This repository contains the source code to replicate the creation of the transformer-based POS tagger model used in the paper Is Part-of-Speech Tagging a Solved Problem for Icelandic?.
The fine-tuned models that are the basis for the evaluation of the model configuration reported in the paper are also made available.
There are also scripts to train and evaluate models new models. See subsections.
If you find this work useful in your research, please cite the paper:
@inproceedings{
karason2023is,
title={Is Part-of-Speech Tagging a Solved Problem for Icelandic?},
author={{\"O}rvar K{\'a}rason and Hrafn Loftsson},
booktitle={The 24rd Nordic Conference on Computational Linguistics},
year={2023}
}
The fine-tuned models for four model configurarions and 10-folds are provided. There are .zip
files named A, B, C, and D that match models with same designations. The results for model C were reported in the paper (Table 2), and model D was used for comparison in the table here above (Table 3).

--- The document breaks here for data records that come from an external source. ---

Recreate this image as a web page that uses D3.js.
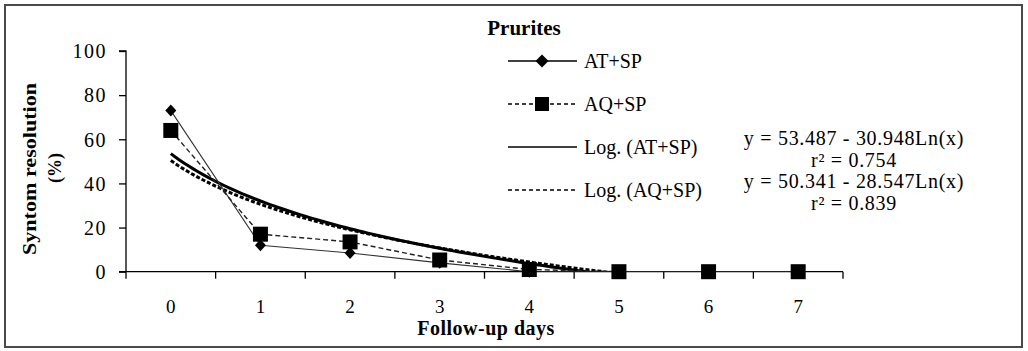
<!DOCTYPE html>
<html>
<head>
<meta charset="utf-8">
<script src="https://cdn.jsdelivr.net/npm/d3@7/dist/d3.min.js"></script>
<style>
  html, body { margin: 0; padding: 0; background: #fff; }
  svg text { font-family: "Liberation Serif", "Times New Roman", Times, serif; fill: #000; }
</style>
</head>
<body>
<svg id="chart" width="1028" height="351"></svg>
<script>
// Follow-up days and symptom resolution (%) for each treatment group
const days = ["0", "1", "2", "3", "4", "5", "6", "7"];
const atSp = [73, 12, 8.5, 4, 0, 0, 0, 0];
const aqSp = [64, 17, 13.5, 5.3, 1, 0, 0, 0];
const yTicks = [0, 20, 40, 60, 80, 100];

// Logarithmic trendlines y = a - b*ln(x), x = 1..n (category index)
const fitAt = { a: 53.487, b: 30.948, r2: 0.754 };
const fitAq = { a: 50.341, b: 28.547, r2: 0.839 };

const svg = d3.select("#chart");
const W = 1028, H = 351;

// outer frame
svg.append("rect").attr("x", 5).attr("y", 5).attr("width", W - 11).attr("height", H - 9)
  .attr("fill", "#fff").attr("stroke", "#4a4a4a").attr("stroke-width", 2);

const plotL = 126, plotR = 843, plotT = 51, plotB = 271.7;

const x = d3.scaleBand().domain(days).range([plotL, plotR]);
const cx = d => x(d) + x.bandwidth() / 2;
// continuous mapping of category index (1-based) for trendlines
const xLin = d3.scaleLinear().domain([1, days.length]).range([cx(days[0]), cx(days[days.length - 1])]);
const y = d3.scaleLinear().domain([0, 100]).range([plotB, plotT]);

svg.append("defs").append("clipPath").attr("id", "plotClip")
  .append("rect").attr("x", plotL).attr("y", plotT - 2).attr("width", plotR - plotL).attr("height", plotB - plotT + 2);

// y axis
const yAxis = svg.append("g").attr("transform", `translate(${plotL},0)`)
  .call(d3.axisLeft(y).tickValues(yTicks).tickSize(7).tickPadding(12));
yAxis.select(".domain").attr("stroke", "#000").attr("stroke-width", 1.3).attr("d", `M-7,${plotT}H0V${plotB}`);
yAxis.selectAll(".tick line").attr("stroke", "#000").attr("stroke-width", 1.3);
yAxis.selectAll(".tick text").attr("font-size", 20).attr("letter-spacing", 1.5).attr("dy", "0.34em");

// x axis with ticks between categories
const xAxisG = svg.append("g").attr("transform", `translate(0,${plotB})`);
xAxisG.append("line").attr("x1", plotL - 7).attr("x2", plotR).attr("y1", 0).attr("y2", 0)
  .attr("stroke", "#000").attr("stroke-width", 1.3);
const boundaries = days.map(d => x(d)).concat([plotR]);
xAxisG.selectAll("line.tk").data(boundaries).join("line").attr("class", "tk")
  .attr("x1", d => d).attr("x2", d => d).attr("y1", 0).attr("y2", 7)
  .attr("stroke", "#000").attr("stroke-width", 1.3);
xAxisG.selectAll("text").data(days).join("text")
  .attr("x", d => cx(d)).attr("y", 41.5).attr("text-anchor", "middle")
  .attr("font-size", 19).text(d => d);

// axis titles
svg.append("text").attr("x", 486).attr("y", 335).attr("text-anchor", "middle")
  .attr("font-size", 20).attr("font-weight", "bold").attr("letter-spacing", 0.5).text("Follow-up days");
svg.append("text").attr("transform", "translate(36,169) rotate(-90)").attr("text-anchor", "middle")
  .attr("font-size", 18).attr("font-weight", "bold").attr("textLength", 172)
  .attr("lengthAdjust", "spacingAndGlyphs").text("Syntom resolution");
svg.append("text").attr("transform", "translate(61,168) rotate(-90)").attr("text-anchor", "middle")
  .attr("font-size", 18).attr("font-weight", "bold").text("(%)");

// trendlines
const plot = svg.append("g").attr("clip-path", "url(#plotClip)");
const trendPts = f => d3.range(1, days.length + 0.001, 0.05).map(t => [xLin(t), y(f.a - f.b * Math.log(t))]);
const lineGen = d3.line();
plot.append("path").attr("d", lineGen(trendPts(fitAq)))
  .attr("fill", "none").attr("stroke", "#000").attr("stroke-width", 3).attr("stroke-dasharray", "4,2");
plot.append("path").attr("d", lineGen(trendPts(fitAt)))
  .attr("fill", "none").attr("stroke", "#000").attr("stroke-width", 3);

// data series lines
const serLine = d3.line().x((d, i) => cx(days[i])).y(d => y(d));
plot.append("path").attr("d", serLine(atSp)).attr("fill", "none")
  .attr("stroke", "#333").attr("stroke-width", 1.1);
plot.append("path").attr("d", serLine(aqSp)).attr("fill", "none")
  .attr("stroke", "#222").attr("stroke-width", 1.4).attr("stroke-dasharray", "5,3");

// markers
const diamondPath = (hw, hh) => `M0,${-hh}L${hw},0L0,${hh}L${-hw},0Z`;
svg.append("g").selectAll("path").data(atSp).join("path")
  .attr("d", diamondPath(5.5, 6)).attr("transform", (d, i) => `translate(${cx(days[i])},${y(d)})`).attr("fill", "#000");
svg.append("g").selectAll("rect").data(aqSp).join("rect")
  .attr("x", (d, i) => cx(days[i]) - 7.5).attr("y", d => y(d) - 7.5)
  .attr("width", 15).attr("height", 15).attr("fill", "#000");

// legend
svg.append("text").attr("x", 524).attr("y", 35).attr("text-anchor", "middle")
  .attr("font-size", 21).attr("font-weight", "bold").text("Prurites");
const legendItems = [
  { label: "AT+SP", dash: null, marker: "diamond" },
  { label: "AQ+SP", dash: "4,3", marker: "square" },
  { label: "Log. (AT+SP)", dash: null, marker: null },
  { label: "Log. (AQ+SP)", dash: "4,3", marker: null }
];
const lg = svg.append("g");
legendItems.forEach((it, i) => {
  const yy = 61 + i * 43;
  const l = lg.append("line").attr("x1", 508).attr("x2", 577).attr("y1", yy).attr("y2", yy)
    .attr("stroke", "#000").attr("stroke-width", 1.3);
  if (it.dash) l.attr("stroke-dasharray", it.dash);
  if (it.marker === "diamond") {
    lg.append("path").attr("d", diamondPath(6.5, 6.5))
      .attr("transform", `translate(542,${yy})`).attr("fill", "#000");
  } else if (it.marker === "square") {
    lg.append("rect").attr("x", 535).attr("y", yy - 7).attr("width", 14).attr("height", 14).attr("fill", "#000");
  }
  lg.append("text").attr("x", 584).attr("y", yy + 7).attr("font-size", 20).text(it.label);
});

// trendline equations
const fmt = d3.format(".3f");
const eqLines = [
  `y = ${fmt(fitAt.a)} - ${fmt(fitAt.b)}Ln(x)`, `r² = ${fmt(fitAt.r2)}`,
  `y = ${fmt(fitAq.a)} - ${fmt(fitAq.b)}Ln(x)`, `r² = ${fmt(fitAq.r2)}`
];
svg.append("g").selectAll("text").data(eqLines).join("text")
  .attr("x", 854).attr("y", (d, i) => 145 + i * 21.7).attr("text-anchor", "middle")
  .attr("font-size", 20).attr("letter-spacing", 0.7).text(d => d);
</script>
</body>
</html>
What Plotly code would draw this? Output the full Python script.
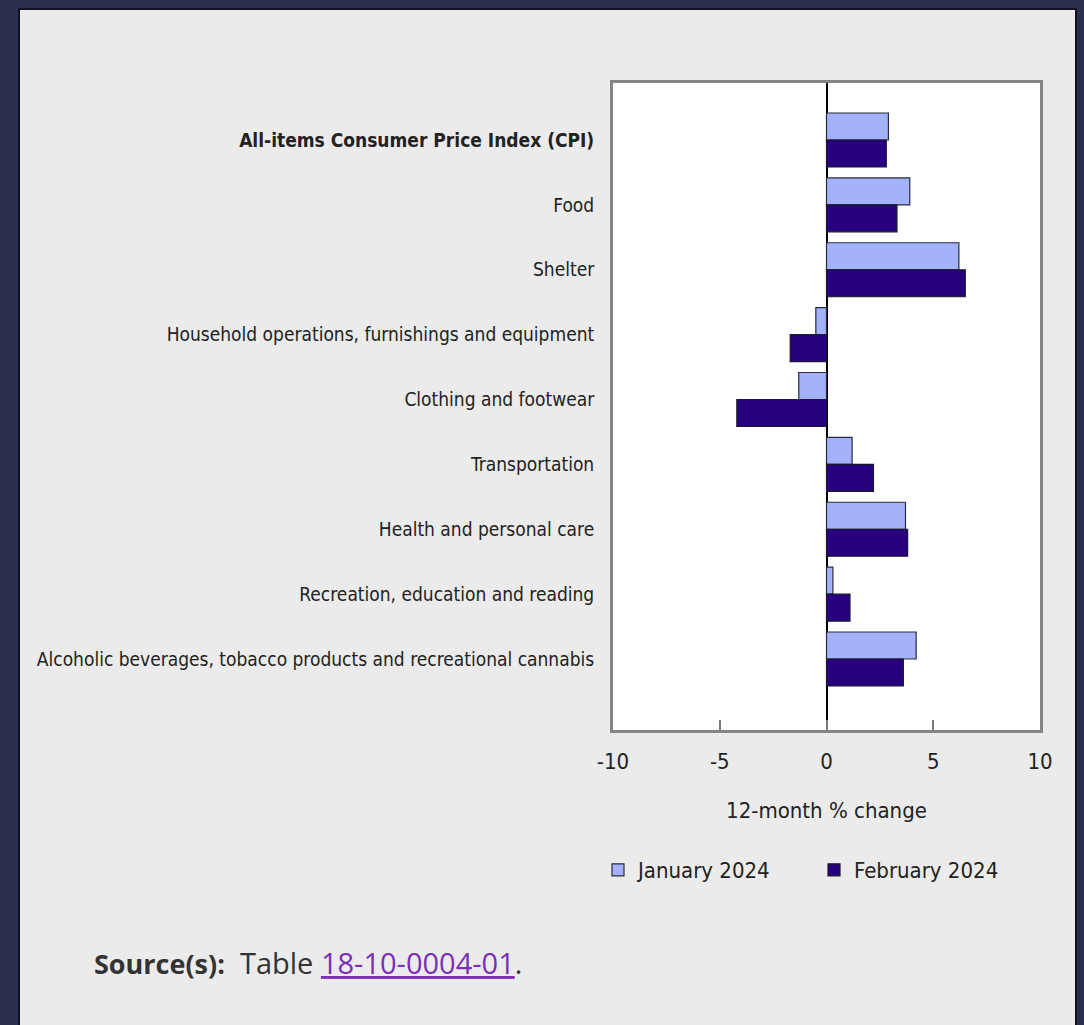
import plotly.graph_objects as go

categories = [
    "All-items Consumer Price Index (CPI)",
    "Food",
    "Shelter",
    "Household operations, furnishings and equipment",
    "Clothing and footwear",
    "Transportation",
    "Health and personal care",
    "Recreation, education and reading",
    "Alcoholic beverages, tobacco products and recreational cannabis",
]
tick_labels = ["<b>All-items Consumer Price Index (CPI)</b>"] + categories[1:]
jan_2024 = [2.9, 3.9, 6.2, -0.5, -1.3, 1.2, 3.7, 0.3, 4.2]
feb_2024 = [2.8, 3.3, 6.5, -1.7, -4.2, 2.2, 3.8, 1.1, 3.6]
x_ticks = [-10, -5, 0, 5, 10]

W, H = 1084, 1025
LABEL_FONT = "DejaVu Sans Condensed, DejaVu Sans, Verdana, sans-serif"
FS = 19
FS2 = 22

fig = go.Figure()
fig.add_trace(go.Bar(
    y=categories, x=jan_2024, orientation="h", name="January 2024",
    marker=dict(color="#a3b2fb", line=dict(color="#2b2b3b", width=1.2)),
))
fig.add_trace(go.Bar(
    y=categories, x=feb_2024, orientation="h", name="February 2024",
    marker=dict(color="#26007e", line=dict(color="#1a1a2a", width=1.2)),
))

# plot area in pixels
px_l, px_r, py_t, py_b = 613, 1040, 83, 730
cat_top, cat_bot = 140, 659
step = (cat_bot - cat_top) / 8
r_top = -(cat_top - py_t) / step
r_bot = 8 + (py_b - cat_bot) / step

fig.update_layout(
    width=W, height=H,
    margin=dict(l=0, r=0, t=0, b=0, autoexpand=False),
    paper_bgcolor="#2c2f4c",
    plot_bgcolor="white",
    barmode="group",
    bargap=0.168,
    bargroupgap=0,
    font=dict(family=LABEL_FONT, size=FS, color="#222222"),
    showlegend=True,
    legend=dict(
        orientation="h", x=598 / W, y=1 - 870 / H, xanchor="left", yanchor="middle",
        bgcolor="rgba(0,0,0,0)", font=dict(size=FS2, family=LABEL_FONT, color="#222222"),
        entrywidth=171, entrywidthmode="pixels", traceorder="normal",
    ),
    xaxis=dict(
        domain=[px_l / W, px_r / W],
        range=[-10, 10],
        tickvals=x_ticks,
        ticktext=[str(v) for v in x_ticks],
        ticks="inside", ticklen=10, tickwidth=2, tickcolor="#7a7a7a",
        showline=True, mirror=True, linecolor="#858585", linewidth=3,
        showgrid=False,
        zeroline=True, zerolinecolor="#000000", zerolinewidth=1.5,
        tickfont=dict(size=FS2, family=LABEL_FONT, color="#222222"),
        ticklabelstandoff=10,
        title=dict(text="12-month % change", standoff=30,
                   font=dict(size=FS2, family=LABEL_FONT, color="#222222")),
        automargin=False,
        fixedrange=True,
    ),
    yaxis=dict(
        domain=[1 - py_b / H, 1 - py_t / H],
        type="category",
        categoryorder="array", categoryarray=categories,
        tickvals=categories, ticktext=tick_labels,
        range=[r_bot, r_top],
        ticks="", showline=True, mirror=True, linecolor="#858585", linewidth=3,
        showgrid=False, zeroline=False,
        tickfont=dict(size=FS, family=LABEL_FONT, color="#222222"),
        ticklabelstandoff=12,
        automargin=False,
        fixedrange=True,
    ),
    shapes=[
        dict(type="rect", xref="paper", yref="paper", x0=18 / W, x1=1077 / W, y0=0, y1=1 - 8 / H,
             fillcolor="#111122", line=dict(width=0), layer="below"),
        dict(type="rect", xref="paper", yref="paper", x0=20 / W, x1=1075 / W, y0=0, y1=1 - 10 / H,
             fillcolor="#ebebeb", line=dict(width=0), layer="below"),
        dict(type="rect", xref="x domain", yref="y domain", x0=0, x1=1, y0=0, y1=1,
             fillcolor="white", line=dict(width=0), layer="below"),
    ],
    annotations=[
        dict(
            xref="paper", yref="paper", x=92 / W, y=1 - 962 / H, xanchor="left", yanchor="middle",
            showarrow=False,
            text="<b><span style='font-size:27px'>Source(s):</span></b>&nbsp;&nbsp;Table "
                 "<a href='https://www150.statcan.gc.ca/t1/tbl1/en/tv.action?pid=1810000401'>"
                 "<span style='color:#7a2fb8'><u>18-10-0004-01</u></span></a>.",
            font=dict(family="Open Sans, Noto Sans, sans-serif", size=29, color="#333333"),
        )
    ],
)

fig.write_html("out.html", config={"displayModeBar": False},
               post_script="document.body.style.margin='0';document.body.style.overflow='hidden';")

python ./train.py --name x --fold 1
Use --help
to see all parameter options.
python ./evaluate.py --model x --fold 1
Use --help
to see all parameter options.
Version 21.05 of MIM-GOLD needs to be downloaded from CLARIN-IS. The scripts assume it is in a subfolder (./MIM-GOLD-SETS.21.05/sets
), but the parameter --data
can be used to point to a different folder with the fold sets.
wget https://repository.clarin.is/repository/xmlui/bitstream/handle/20.500.12537/114/MIM-GOLD-SETS-21.05.zip
unzip -o "MIM-GOLD-SETS-21.05.zip"
The training script handles downloading the pre-trained jonfd/convbert-base-igc-is ConvBERT-base model from Hugging Face.